How do you guarantee a fair jury for one of the most talked-about criminal trials in the country? You lock 'em up, of course.
The six female jurors chosen to decide whether George Zimmerman would go free or head to prison spent 22 nights in plush detention as they weighed his case -- squirreled away from the public and sequestered in a hotel by deputies so they wouldn't be tainted by media coverage and loose talk of the case.
And according to new details released by the Seminole County Sheriff's Office, that bit of judicial precaution didn't come cheap: It cost $33,000 to feed, house and entertain the six jurors when they weren't in the county courthouse.
There's a reason for such sequestration. Every time a criminal case springs in front of the national media's headlights, constitutional amendments collide.
The 1st Amendment guarantees that the news media can discuss almost anything it wants about a criminal case before it reaches trial. However, the 6th Amendment guarantees defendants an impartial jury, and some defense attorneys have decried the media's talent for hyping a case before all the facts are determined -- potentially swaying jurors before they ever reach the jury box.
Sequestration -- ordering jurors away from the public -- is designed to prevent that sort of legal contamination. For the six Zimmerman jurors, that meant 22 nights in the Marriott on International Parkway in Lake Mary, Fla., with deputies monitoring their phone calls, mail, reading materials and television and Internet use.
So what was that like? In a news release, the Seminole County Sheriff's Office explained:
"During the sequestration, jurors had individual rooms and convened regularly in a suite for meals and to socialize. Jurors watched television and movies, exercised at the hotel fitness center, and spent weekends being visited by family and friends. Jurors could also request visits from members of the religious community. Anyone visiting members of the jury was asked to sign an agreement indicating they would not discuss the case with the jury member or disclose any information to outside parties about the details of their visit."
Not that the Marriott was a total prison (the hotel cost about $1,000 a night). Officials said that the jurors were allowed outings, on the sheriff's office's dime, for bowling, museums, occasional restaurant meals, and hitting the theater for "World War Z" and "The Lone Ranger" -- which had previous approval of the court, of course.
The jurors were also allowed to check their voicemail once a day and make calls as long as a deputy was present.
The isolation was apparently so total, and so effective, that Juror B37 "had no clue, no clue whatsoever" that the country had become entangled with the blow-by-blow arguments of exactly what happened between George Zimmerman and Trayvon Martin in Sanford, Fla., on Feb. 26, 2012.
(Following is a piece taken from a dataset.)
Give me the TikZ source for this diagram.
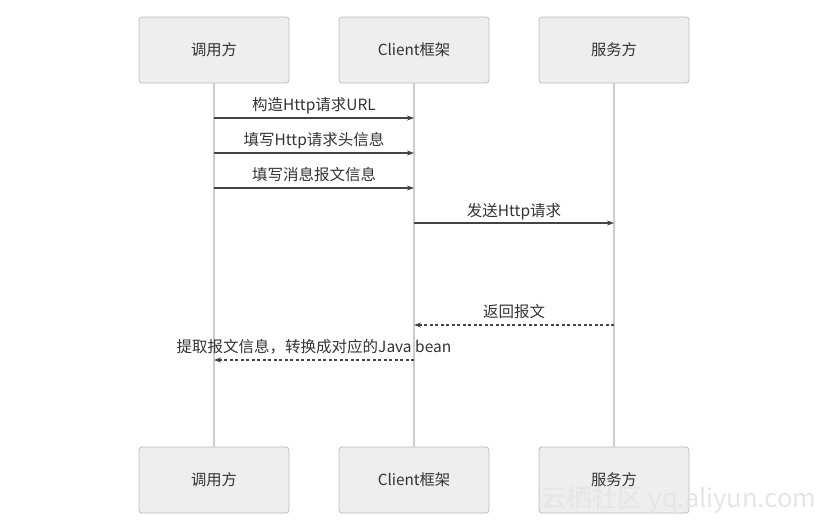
\documentclass[tikz,border=0pt]{standalone}
\usepackage{fontspec}
\setmainfont{Noto Sans CJK SC}
\usetikzlibrary{arrows.meta}
\definecolor{boxfill}{HTML}{EEEEEE}
\definecolor{boxline}{HTML}{BBBBBB}
\definecolor{lifeline}{HTML}{CCCCCC}
\definecolor{msg}{HTML}{444444}
\definecolor{txt}{HTML}{333333}
\tikzset{
  actor/.style={draw=boxline, fill=boxfill, rounded corners=3pt, minimum width=150pt, minimum height=66pt, line width=0.8pt, font=\fontsize{15.3}{17}\selectfont, text=txt, inner sep=0pt},
  lifel/.style={draw=lifeline, line width=1.3pt},
  call/.style={draw=msg, line width=1.2pt, -{Stealth[length=7pt,width=5pt]}},
  reply/.style={draw=msg, line width=1.2pt, dash pattern=on 3pt off 2.5pt, -{Stealth[length=7pt,width=5pt]}},
  lbl/.style={font=\fontsize{15.5}{17}\selectfont, text=txt, inner sep=0pt, anchor=base},
}
\begin{document}
\begin{tikzpicture}[x=1pt,y=-1pt]
\useasboundingbox (0,0) rectangle (825,522);
% top actors
\node[actor] (a1) at (214,50) {调用方};
\node[actor] (a2) at (414,50) {Client框架};
\node[actor] (a3) at (614,50) {服务方};
% bottom actors
\node[actor] (b1) at (214,480) {调用方};
\node[actor] (b2) at (414,480) {Client框架};
\node[actor] (b3) at (614,480) {服务方};
% lifelines
\draw[lifel] (a1) -- (b1);
\draw[lifel] (a2) -- (b2);
\draw[lifel] (a3) -- (b3);
% message anchor coordinates
\coordinate (m1s) at (214,118); \coordinate (m1e) at (414,118);
\coordinate (m2s) at (214,153); \coordinate (m2e) at (414,153);
\coordinate (m3s) at (214,188); \coordinate (m3e) at (414,188);
\coordinate (m4s) at (414,223); \coordinate (m4e) at (614,223);
\coordinate (m5s) at (614,325); \coordinate (m5e) at (414,325);
\coordinate (m6s) at (414,360); \coordinate (m6e) at (214,360);
\draw[call] (m1s) -- (m1e);
\draw[call] (m2s) -- (m2e);
\draw[call] (m3s) -- (m3e);
\draw[call] (m4s) -- (m4e);
\draw[reply] (m5s) -- (m5e);
\draw[reply] (m6s) -- (m6e);
\node[lbl] (l1) at (314,110) {构造Http请求URL};
\node[lbl] (l2) at (314,145) {填写Http请求头信息};
\node[lbl] (l3) at (314,180) {填写消息报文信息};
\node[lbl] (l4) at (514,216) {发送Http请求};
\node[lbl] (l5) at (514,317) {返回报文};
\node[lbl] (l6) at (314,352) {提取报文信息，转换成对应的Java bean};
% watermark
\node[font=\fontsize{25.5}{27}\selectfont, text=black!10, inner sep=0pt, anchor=base west] (wm) at (541,507) {云栖社区 yq.aliyun.com};
\end{tikzpicture}
\end{document}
When the jurors arrived at the hotel for the final time to pick up their things after the not-guilty verdict, "we got to the hotel and the parking lot was just a regular parking lot," the juror told CNN's Anderson Cooper. "By the time we came out, it looked like Disney World -- there was media, there were police ... and it really kind of started to sink in."
She added, "It was just unbelievable that it had gotten so big and so political -- not really political, I don't want to say that -- but so emotional for everybody involved."
And for the Seminole County Sheriff's Office, its costs for the trial meant $320,000 spent on overtime, equipment, other trial-related expenses, according to a preliminary estimate. Under Florida law, the clerk of the court is on the hook for the food and lodging costs.
As for the jurors, little else is known about them. They're free to go about their lives, but their names remain hidden.